I had intended to write a little piece on the "fun" of preparing myself, my children, my house, and my mother-in-law for my week out of the country, but we leave tomorrow and needless to say those preparations took priority over telling you all about it.

But I must thank my new naturopath physician who got me through the madness. I am so calm I am fretting that I'm not fretting. I keep wondering when the ball is going to drop. Each morning I squirt a dropper of this foul concoction of root and herbs into my juice (it fizzes like acid) and after I get feeling back in my tongue I go about my day as if I have nothing in the world to worry about. Don't get me wrong, I'm not in some drugged haze - quite the opposite - I can actually see straight because my brain has quit trying to analyze every thought that goes whizzing by. You know those twirly things that short order cooks hang the orders on? That's how my brain usually works - everything I have to keep track of is stuck up in front of me and spinning very fast, too fast to read, let alone take care of. Well, the twirly thing has slowed down and there are fewer "orders" at a time. I take one at a time and I accomplish so much more. Yay, tastebud-dissolving root juice!
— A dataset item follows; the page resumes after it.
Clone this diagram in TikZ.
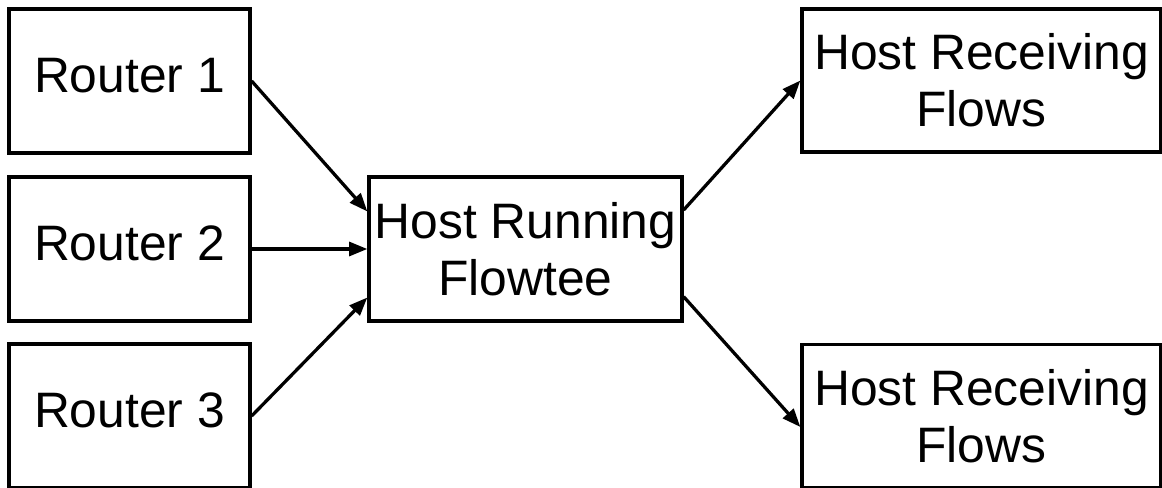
\documentclass[tikz,border=0pt]{standalone}
\usepackage{fontspec}
\setmainfont{Liberation Sans}
\usepackage{xcolor}
\usepackage{tikz}
\usetikzlibrary{arrows.meta}

\begin{document}
\begin{tikzpicture}
        % Define styles
        \tikzset{
            box/.style={rectangle, draw, line width=2.8pt, align=center, inner sep=0pt,
                font=\fontsize{42.5}{48.6}\selectfont},
            router/.style={box, minimum width=7.23cm, minimum height=4.32cm, text depth=0.36cm},
            host/.style={box, minimum width=9.39cm, minimum height=4.32cm},
            receiver/.style={box, minimum width=10.77cm, minimum height=4.29cm},
            arrow/.style={-{Triangle[length=0.55cm, width=0.42cm]}, line width=2.8pt}
        }

        \useasboundingbox (0,0) rectangle (34.86,-14.64);

        % Nodes
        \node[router] (router_node_1) at (3.885,-2.43) {Router 1};
        \node[router] (router_node_2) at (3.885,-7.47) {Router 2};
        \node[router] (router_node_3) at (3.885,-12.48) {Router 3};
        \node[host] (flowtee_node) at (15.765,-7.47) {Host Running\\Flowtee};
        \node[receiver] (receiver_node_1) at (29.445,-2.415) {Host Receiving\\Flows};
        \node[receiver] (receiver_node_2) at (29.445,-12.48) {Host Receiving\\Flows};

        % Arrows
        \draw[arrow] (router_node_1.east) -- ([yshift=1.125cm]flowtee_node.west);
        \draw[arrow] (router_node_2.east) -- (flowtee_node.west);
        \draw[arrow] (router_node_3.east) -- ([yshift=-1.455cm]flowtee_node.west);
        \draw[arrow] ([yshift=1.17cm]flowtee_node.east) -- (receiver_node_1.west);
        \draw[arrow] ([yshift=-1.43cm]flowtee_node.east) -- ([yshift=-0.33cm]receiver_node_2.west);
    \end{tikzpicture}
\end{document}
I also have to mention that I was asked to write an essay to be included in a book proposal (yes!) - another reason I haven't had any time to write here.

So, the countdown has begun. 24 hours from now I will have (tearfully) hugged my children goodbye and will be headed to the airport. I'm not taking my laptop, just my trusty journal and fountain pen. So, I am checking out for a couple of weeks...

England (spring, flowers, tea, pasties), here I come!